- **DIRECTION**: Find the word "Clone" in the material below and gather every line that contains it.

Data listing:
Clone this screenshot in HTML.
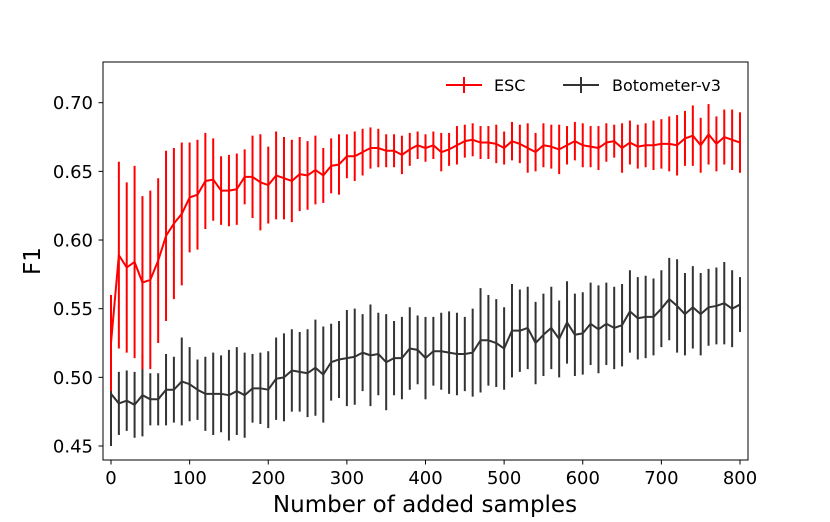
<!DOCTYPE html>
<html><head><meta charset="utf-8"><style>
body{margin:0;background:#fff;}
svg text{font-family:"DejaVu Sans","Liberation Sans",sans-serif;fill:#000;}
</style></head><body>
<svg id="chart" width="830" height="517" viewBox="0 0 830 517" xmlns="http://www.w3.org/2000/svg">
<rect width="830" height="517" fill="#fff"/>
<g id="marks"></g>
<rect x="103" y="62" width="645" height="398" fill="none" stroke="#000" stroke-width="1"/>
<g id="axes"></g>
<text x="425" y="512" font-size="23" text-anchor="middle">Number of added samples</text>
<text transform="translate(40,261) rotate(-90)" font-size="23" text-anchor="middle">F1</text>
<g>
<g>
<line x1="446" y1="85" x2="482" y2="85" stroke="#f00" stroke-width="2"/>
<line x1="464" y1="77" x2="464" y2="93" stroke="#f00" stroke-width="2"/>
<text x="494" y="91" font-size="16">ESC</text>
</g>
<g>
<line x1="563" y1="85" x2="599" y2="85" stroke="#333" stroke-width="2"/>
<line x1="581" y1="77" x2="581" y2="93" stroke="#333" stroke-width="2"/>
<text x="612" y="91" font-size="16">Botometer-v3</text>
</g>
</g>
</svg>
<script>
const xValues = [];
for (let i = 0; i <= 80; i++) xValues.push(i * 10);
const escMean = [0.525,0.589,0.580,0.584,0.569,0.571,0.585,0.603,0.612,0.619,
0.631,0.633,0.643,0.644,0.636,0.636,0.637,0.646,0.646,0.642,
0.640,0.647,0.645,0.643,0.648,0.647,0.651,0.647,0.654,0.655,
0.661,0.661,0.664,0.667,0.667,0.665,0.665,0.662,0.666,0.669,
0.667,0.669,0.664,0.666,0.669,0.672,0.673,0.671,0.671,0.670,
0.667,0.672,0.670,0.667,0.664,0.669,0.668,0.666,0.669,0.672,
0.669,0.668,0.667,0.671,0.672,0.667,0.671,0.668,0.669,0.669,
0.670,0.670,0.669,0.674,0.676,0.669,0.677,0.670,0.675,0.673,0.671];
const escErr = [0.035,0.068,0.062,0.070,0.063,0.065,0.060,0.062,0.055,0.052,
0.040,0.040,0.035,0.030,0.025,0.026,0.026,0.020,0.030,0.035,
0.028,0.032,0.030,0.030,0.027,0.025,0.025,0.020,0.020,0.022,
0.016,0.018,0.017,0.015,0.014,0.012,0.012,0.014,0.012,0.010,
0.010,0.010,0.014,0.012,0.014,0.012,0.012,0.012,0.012,0.014,
0.012,0.014,0.014,0.018,0.014,0.016,0.016,0.018,0.014,0.014,
0.016,0.015,0.016,0.014,0.012,0.018,0.016,0.016,0.016,0.018,
0.018,0.020,0.022,0.020,0.022,0.020,0.022,0.020,0.020,0.022,0.022];
const botMean = [0.488,0.481,0.483,0.480,0.487,0.484,0.484,0.491,0.491,0.497,
0.495,0.491,0.488,0.488,0.488,0.487,0.490,0.487,0.492,0.492,
0.491,0.499,0.500,0.505,0.504,0.503,0.507,0.502,0.511,0.513,
0.514,0.515,0.518,0.516,0.517,0.511,0.514,0.514,0.521,0.520,
0.514,0.519,0.519,0.518,0.517,0.517,0.518,0.527,0.527,0.525,
0.521,0.534,0.534,0.536,0.525,0.531,0.536,0.528,0.540,0.531,
0.532,0.539,0.535,0.539,0.536,0.538,0.548,0.543,0.544,0.544,
0.550,0.557,0.552,0.546,0.551,0.546,0.551,0.552,0.554,0.550,0.553];
const botErr = [0.038,0.023,0.022,0.024,0.030,0.019,0.019,0.026,0.024,0.032,
0.027,0.022,0.027,0.030,0.028,0.033,0.032,0.031,0.025,0.026,
0.028,0.030,0.032,0.030,0.029,0.032,0.035,0.035,0.028,0.028,
0.035,0.035,0.028,0.037,0.030,0.035,0.027,0.030,0.030,0.025,
0.030,0.025,0.028,0.030,0.030,0.027,0.032,0.038,0.033,0.032,
0.030,0.034,0.030,0.030,0.030,0.030,0.030,0.028,0.030,0.030,
0.030,0.030,0.032,0.030,0.030,0.030,0.030,0.030,0.030,0.028,
0.028,0.030,0.034,0.030,0.030,0.030,0.028,0.028,0.030,0.028,0.020];
const xTicks = [0,100,200,300,400,500,600,700,800];
const yTicks = [0.45,0.50,0.55,0.60,0.65,0.70];
const yTickLabels = ["0.45","0.50","0.55","0.60","0.65","0.70"];

const NS = "http://www.w3.org/2000/svg";
function xs(v){ return 111 + v * (629 / 800); }
function ys(v){ return 102.7 + (0.70 - v) * (343.3 / 0.25); }
const marks = document.getElementById('marks');
const axes = document.getElementById('axes');
function mk(tag, attrs, parent){
  const e = document.createElementNS(NS, tag);
  for (const k in attrs) e.setAttribute(k, attrs[k]);
  parent.appendChild(e);
  return e;
}
function series(mean, err, color, name){
  const g = mk('g', {}, marks);
  
  
  for (let i = 0; i < xValues.length; i++){
    const b = mk('line', {x1: xs(xValues[i]), x2: xs(xValues[i]), y1: ys(mean[i] - err[i]), y2: ys(mean[i] + err[i]), stroke: color, 'stroke-width': 2}, g);
    
    
  }
  const pts = xValues.map((x, i) => xs(x) + ',' + ys(mean[i])).join(' ');
  const l = mk('polyline', {points: pts, fill: 'none', stroke: color, 'stroke-width': 2, 'stroke-linejoin': 'round'}, g);
  
  
}
series(botMean, botErr, '#333333', 'botometer');
series(escMean, escErr, '#ff0000', 'esc');
xTicks.forEach(v => {
  const t = mk('line', {x1: xs(v), x2: xs(v), y1: 460, y2: 464.5, stroke: '#000'}, axes);
  
  
  const tx = mk('text', {x: xs(v), y: 484, 'font-size': 18, 'text-anchor': 'middle'}, axes);
  tx.textContent = String(v);
  
  
});
yTicks.forEach((v, i) => {
  const t = mk('line', {x1: 98.5, x2: 103, y1: ys(v), y2: ys(v), stroke: '#000'}, axes);
  
  
  const tx = mk('text', {x: 93, y: ys(v) + 6.5, 'font-size': 18, 'text-anchor': 'end'}, axes);
  tx.textContent = yTickLabels[i];
  
  
});
</script>
</body></html>
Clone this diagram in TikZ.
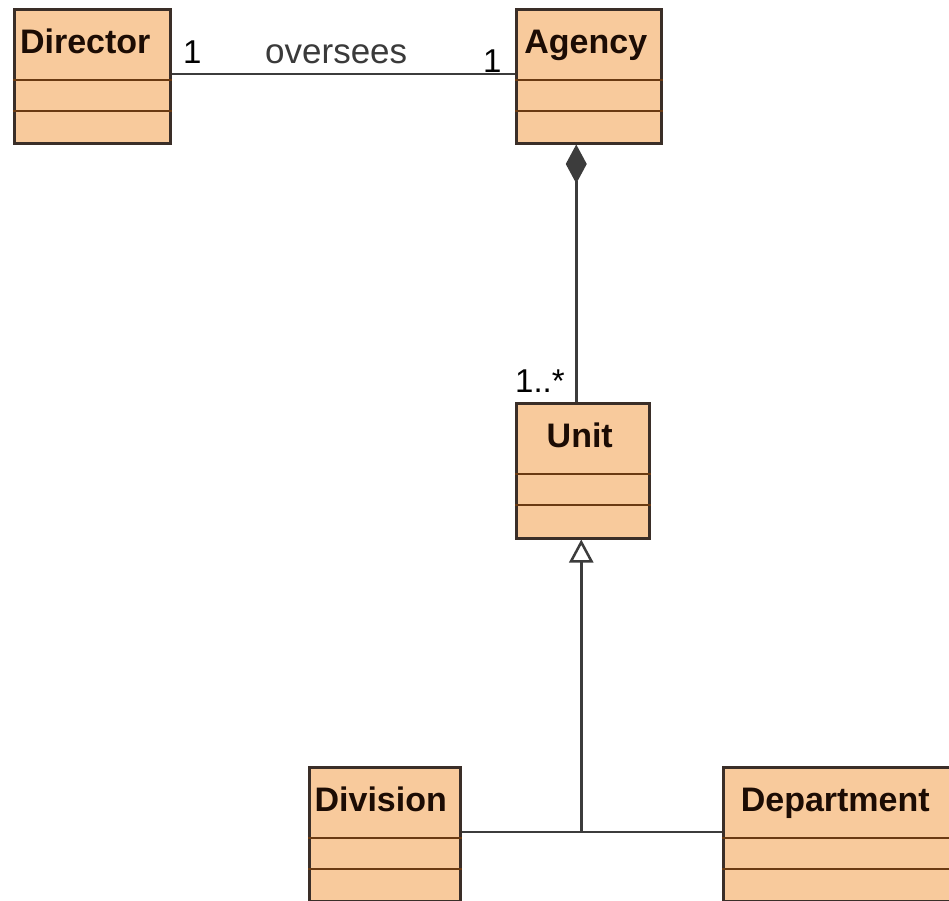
\documentclass[tikz,border=0pt]{standalone}
\usepackage{fontspec}
\setmainfont{Liberation Sans}
\usetikzlibrary{arrows.meta,calc}
\definecolor{classfill}{HTML}{F8CA9C}
\definecolor{classedge}{HTML}{3A2E28}
\definecolor{divline}{HTML}{6A3A12}
\definecolor{wire}{HTML}{3C3C3C}
\definecolor{titleink}{HTML}{1C0C04}
\definecolor{labelink}{HTML}{3A3A3A}
\tikzset{
  classbox/.style={draw=classedge, fill=classfill, line width=2.5pt, inner sep=0pt, anchor=north west},
  classname/.style={font=\fontsize{34}{40}\selectfont\bfseries, text=titleink, anchor=base, inner sep=0pt},
  divider/.style={draw=divline, line width=2.5pt},
  wireline/.style={draw=wire, line width=2.5pt},
  mult/.style={font=\fontsize{33}{40}\selectfont, text=black, anchor=base west, inner sep=0pt},
  rolename/.style={font=\fontsize{35}{40}\selectfont, text=labelink, anchor=base west, inner sep=0pt},
}
% UML class: name, x, y (top left), width, height, title x offset, title
\newcommand\umlclass[7]{%
  \node[classbox, minimum width=#4pt, minimum height=#5pt] (#1) at (#2,#3) {};
  \draw[divider] ([yshift=-72pt]#1.north west) -- ([yshift=-72pt]#1.north east);
  \draw[divider] ([yshift=-103pt]#1.north west) -- ([yshift=-103pt]#1.north east);
  \node[classname] (#1-title) at ([xshift=#6pt, yshift=-45pt]#1.north) {#7};
}
\begin{document}
\begin{tikzpicture}[x=1pt,y=-1pt]
\useasboundingbox (0,0) rectangle (949,900);
\fill[white] (0,0) rectangle (949,900);
\begin{scope}
\clip (0,0) rectangle (949,900);

\umlclass{director}{13}{8}{156}{134}{-7}{Director}
\umlclass{agency}{515}{8}{145}{134}{-3}{Agency}
\umlclass{unit}{515}{402}{133}{135}{-3}{Unit}
\umlclass{division}{308}{766}{151}{134}{-4}{Division}
\umlclass{department}{722}{766}{228}{134}{-2}{Department}

% association Director -- Agency
\draw[wireline] ([yshift=-66pt]director.north east) -- ([yshift=-66pt]agency.north west);
\node[mult] (dirmult) at (183,63) {1};
\node[rolename] (assocname) at (265,63) {oversees};
\node[mult] (agmult) at (483,72) {1};

% composition Agency <>-- Unit
\draw[wireline, {Diamond[length=39pt,width=21pt]}-]
  ([xshift=-12.5pt]agency.south) -- ([xshift=-12.5pt]agency.south |- unit.north);
\node[mult] (unitmult) at (515,392) {1..*};

% generalization Division, Department --|> Unit
\path ([yshift=-66pt]division.north east) coordinate (divport);
\path ([yshift=-66pt]department.north west) coordinate (depport);
\path ([xshift=-1.5pt]unit.south) coordinate (unitport);
\coordinate (join) at (unitport |- divport);
\draw[wireline] (divport) -- (depport);
\draw[wireline, -{Triangle[open, length=23pt, width=24pt, fill=white]}] (join) -- (unitport);
\end{scope}
\end{tikzpicture}
\end{document}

- **TASK RESULT**:
Clone this screenshot in HTML.
Clone this diagram in TikZ.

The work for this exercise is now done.